Task objective » Print all of the data exactly.

== Material

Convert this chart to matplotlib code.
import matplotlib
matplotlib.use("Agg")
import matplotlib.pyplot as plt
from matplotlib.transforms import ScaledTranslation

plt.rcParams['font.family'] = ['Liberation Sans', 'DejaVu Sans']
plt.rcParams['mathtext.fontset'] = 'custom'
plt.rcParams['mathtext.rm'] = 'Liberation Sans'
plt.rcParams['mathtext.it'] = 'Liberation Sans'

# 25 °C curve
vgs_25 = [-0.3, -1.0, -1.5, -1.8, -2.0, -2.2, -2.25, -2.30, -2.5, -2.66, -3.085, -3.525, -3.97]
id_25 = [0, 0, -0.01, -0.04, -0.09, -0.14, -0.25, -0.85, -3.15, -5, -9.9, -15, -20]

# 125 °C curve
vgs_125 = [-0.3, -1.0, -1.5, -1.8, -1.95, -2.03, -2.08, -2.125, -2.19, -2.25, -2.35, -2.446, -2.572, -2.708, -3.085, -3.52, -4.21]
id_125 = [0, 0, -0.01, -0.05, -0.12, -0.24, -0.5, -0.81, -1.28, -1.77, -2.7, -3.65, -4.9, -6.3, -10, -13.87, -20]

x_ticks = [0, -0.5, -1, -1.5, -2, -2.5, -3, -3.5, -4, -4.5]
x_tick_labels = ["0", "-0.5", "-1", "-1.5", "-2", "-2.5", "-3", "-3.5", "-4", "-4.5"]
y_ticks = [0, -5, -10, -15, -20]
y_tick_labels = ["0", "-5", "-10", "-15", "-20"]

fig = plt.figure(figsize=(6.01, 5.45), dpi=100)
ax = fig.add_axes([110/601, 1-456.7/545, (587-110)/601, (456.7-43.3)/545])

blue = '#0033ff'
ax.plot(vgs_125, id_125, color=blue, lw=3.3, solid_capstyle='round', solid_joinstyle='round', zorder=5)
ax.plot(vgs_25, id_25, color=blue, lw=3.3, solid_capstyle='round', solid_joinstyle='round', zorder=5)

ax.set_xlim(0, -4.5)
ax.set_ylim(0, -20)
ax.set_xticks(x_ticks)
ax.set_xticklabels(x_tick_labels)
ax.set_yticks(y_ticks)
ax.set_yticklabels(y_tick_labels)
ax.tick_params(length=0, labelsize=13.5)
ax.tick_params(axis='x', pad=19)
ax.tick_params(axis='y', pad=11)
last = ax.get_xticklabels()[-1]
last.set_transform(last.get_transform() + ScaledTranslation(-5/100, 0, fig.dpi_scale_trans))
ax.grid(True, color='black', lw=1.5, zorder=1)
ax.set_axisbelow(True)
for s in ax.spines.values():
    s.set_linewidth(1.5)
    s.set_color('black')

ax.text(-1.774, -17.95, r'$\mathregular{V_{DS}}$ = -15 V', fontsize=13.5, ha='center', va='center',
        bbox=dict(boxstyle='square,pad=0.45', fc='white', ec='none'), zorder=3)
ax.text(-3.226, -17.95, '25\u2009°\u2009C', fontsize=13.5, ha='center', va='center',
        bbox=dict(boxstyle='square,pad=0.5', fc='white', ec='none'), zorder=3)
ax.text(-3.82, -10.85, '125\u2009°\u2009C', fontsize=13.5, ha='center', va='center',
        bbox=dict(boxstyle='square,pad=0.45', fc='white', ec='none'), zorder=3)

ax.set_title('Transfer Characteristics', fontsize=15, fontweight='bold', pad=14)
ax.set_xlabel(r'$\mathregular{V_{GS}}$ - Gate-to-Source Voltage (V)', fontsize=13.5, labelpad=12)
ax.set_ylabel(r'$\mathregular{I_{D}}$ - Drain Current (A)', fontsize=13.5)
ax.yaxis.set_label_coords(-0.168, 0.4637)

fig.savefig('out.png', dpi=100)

====

Response »
Convert this chart to matplotlib code.
import matplotlib
matplotlib.use("Agg")
import matplotlib.pyplot as plt
from matplotlib.transforms import ScaledTranslation

plt.rcParams['font.family'] = ['Liberation Sans', 'DejaVu Sans']
plt.rcParams['mathtext.fontset'] = 'custom'
plt.rcParams['mathtext.rm'] = 'Liberation Sans'
plt.rcParams['mathtext.it'] = 'Liberation Sans'

# 25 °C curve
vgs_25 = [-0.3, -1.0, -1.5, -1.8, -2.0, -2.2, -2.25, -2.30, -2.5, -2.66, -3.085, -3.525, -3.97]
id_25 = [0, 0, -0.01, -0.04, -0.09, -0.14, -0.25, -0.85, -3.15, -5, -9.9, -15, -20]

# 125 °C curve
vgs_125 = [-0.3, -1.0, -1.5, -1.8, -1.95, -2.03, -2.08, -2.125, -2.19, -2.25, -2.35, -2.446, -2.572, -2.708, -3.085, -3.52, -4.21]
id_125 = [0, 0, -0.01, -0.05, -0.12, -0.24, -0.5, -0.81, -1.28, -1.77, -2.7, -3.65, -4.9, -6.3, -10, -13.87, -20]

x_ticks = [0, -0.5, -1, -1.5, -2, -2.5, -3, -3.5, -4, -4.5]
x_tick_labels = ["0", "-0.5", "-1", "-1.5", "-2", "-2.5", "-3", "-3.5", "-4", "-4.5"]
y_ticks = [0, -5, -10, -15, -20]
y_tick_labels = ["0", "-5", "-10", "-15", "-20"]

fig = plt.figure(figsize=(6.01, 5.45), dpi=100)
ax = fig.add_axes([110/601, 1-456.7/545, (587-110)/601, (456.7-43.3)/545])

blue = '#0033ff'
ax.plot(vgs_125, id_125, color=blue, lw=3.3, solid_capstyle='round', solid_joinstyle='round', zorder=5)
ax.plot(vgs_25, id_25, color=blue, lw=3.3, solid_capstyle='round', solid_joinstyle='round', zorder=5)

ax.set_xlim(0, -4.5)
ax.set_ylim(0, -20)
ax.set_xticks(x_ticks)
ax.set_xticklabels(x_tick_labels)
ax.set_yticks(y_ticks)
ax.set_yticklabels(y_tick_labels)
ax.tick_params(length=0, labelsize=13.5)
ax.tick_params(axis='x', pad=19)
ax.tick_params(axis='y', pad=11)
last = ax.get_xticklabels()[-1]
last.set_transform(last.get_transform() + ScaledTranslation(-5/100, 0, fig.dpi_scale_trans))
ax.grid(True, color='black', lw=1.5, zorder=1)
ax.set_axisbelow(True)
for s in ax.spines.values():
    s.set_linewidth(1.5)
    s.set_color('black')

ax.text(-1.774, -17.95, r'$\mathregular{V_{DS}}$ = -15 V', fontsize=13.5, ha='center', va='center',
        bbox=dict(boxstyle='square,pad=0.45', fc='white', ec='none'), zorder=3)
ax.text(-3.226, -17.95, '25\u2009°\u2009C', fontsize=13.5, ha='center', va='center',
        bbox=dict(boxstyle='square,pad=0.5', fc='white', ec='none'), zorder=3)
ax.text(-3.82, -10.85, '125\u2009°\u2009C', fontsize=13.5, ha='center', va='center',
        bbox=dict(boxstyle='square,pad=0.45', fc='white', ec='none'), zorder=3)

ax.set_title('Transfer Characteristics', fontsize=15, fontweight='bold', pad=14)
ax.set_xlabel(r'$\mathregular{V_{GS}}$ - Gate-to-Source Voltage (V)', fontsize=13.5, labelpad=12)
ax.set_ylabel(r'$\mathregular{I_{D}}$ - Drain Current (A)', fontsize=13.5)
ax.yaxis.set_label_coords(-0.168, 0.4637)

fig.savefig('out.png', dpi=100)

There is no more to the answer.